そのため、情報を見やすく加工することが、製造業の作るホワイトペーパーでは求められます。
項目 | 説明 |
---|---|
グラフ | コスト削減率や不良率の改善データなど変化や比較を視覚的に表現する |
図解 | 複雑な製造プロセスや製品の仕組みをシンプルに見せる |
表 | 複数の製品スペックや材料の特性を比較しやすく整理する |
たとえばIR資料(投資家向け資料)が、複雑な財務情報をグラフや表でわかりやすく見せるのと同じで、あなたのホワイトペーパーも、数字の羅列ではなく、「一目でわかる」ことを目指してみましょう。
コツとしてはいくつかあり、
・注目数字のみを大きくする
・なるべくグラフや表内の要素は減らす(線など)
・1スライドに詰め込み過ぎない
・イラストやアイコンなどで情報を補完する
・図解内の図形や要素のテイストは同じにする
など
見せ方の工夫は色々あるので、見やすく加工することを意識できると、結果として見栄えもよくなります。
4. 人間の声を入れる
製造業のプロフェッショナル向けに作るホワイトペーパーには、技術やデータなど、難しく感じる情報が、どうしても多くなります。

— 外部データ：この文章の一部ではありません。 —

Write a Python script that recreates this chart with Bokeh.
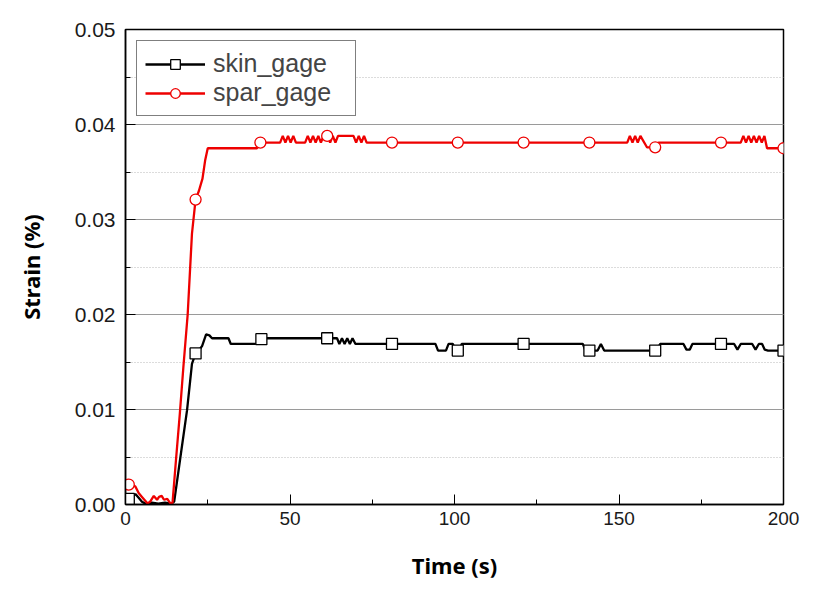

情報としては正しいですが、それらだけでは見込み顧客の心は動きません。
特に検討期間が長く、1商談がとても重い製造業にとっては、製品の性能だけでなく、「この会社となら安心して取引できる」と感じてもらえる、信頼関係を構築できるかがとても重要です。
そのため、情報をただ提供するのではなく、心の通った雰囲気、またはメッセージ性を強くするために、ホワイトペーパーへ盛り込んでおきたい人間味があります。
項目 | 説明 |
---|---|
社長メッセージ | 技術に対する想いやお客様との関係性を大切にする理念を語る |
技術者の声 | 開発の苦労話やこだわりを語る |
お客様の声 | 導入後の具体的なメリットや、担当者への評価を載せる |
このような人間味を加えることで、ホワイトペーパーは単なる資料から「生きた情報」へと変わり、競合との差別化も図れます。
まとめ
製造業におけるホワイトペーパー作成のコツは、特別な魔法ではなく、作成側が顧客視点となることに尽きます。
まずは「誰の、何の課題を解決する」のか「設計図」をしっかり描き、次に「技術系」と「ノウハウ系」のホワイトペーパーを使い分け、専門的な情報を「見やすく加工」し、最後に「人の声」を加えることで、信頼性を高める。
これらのステップを踏むことで、あなたの会社は単なる部品供給者ではなく、「課題解決の頼れるパートナー」として、多くの見込み顧客にアピールする強力なマーケティングツールを手に入れることができます。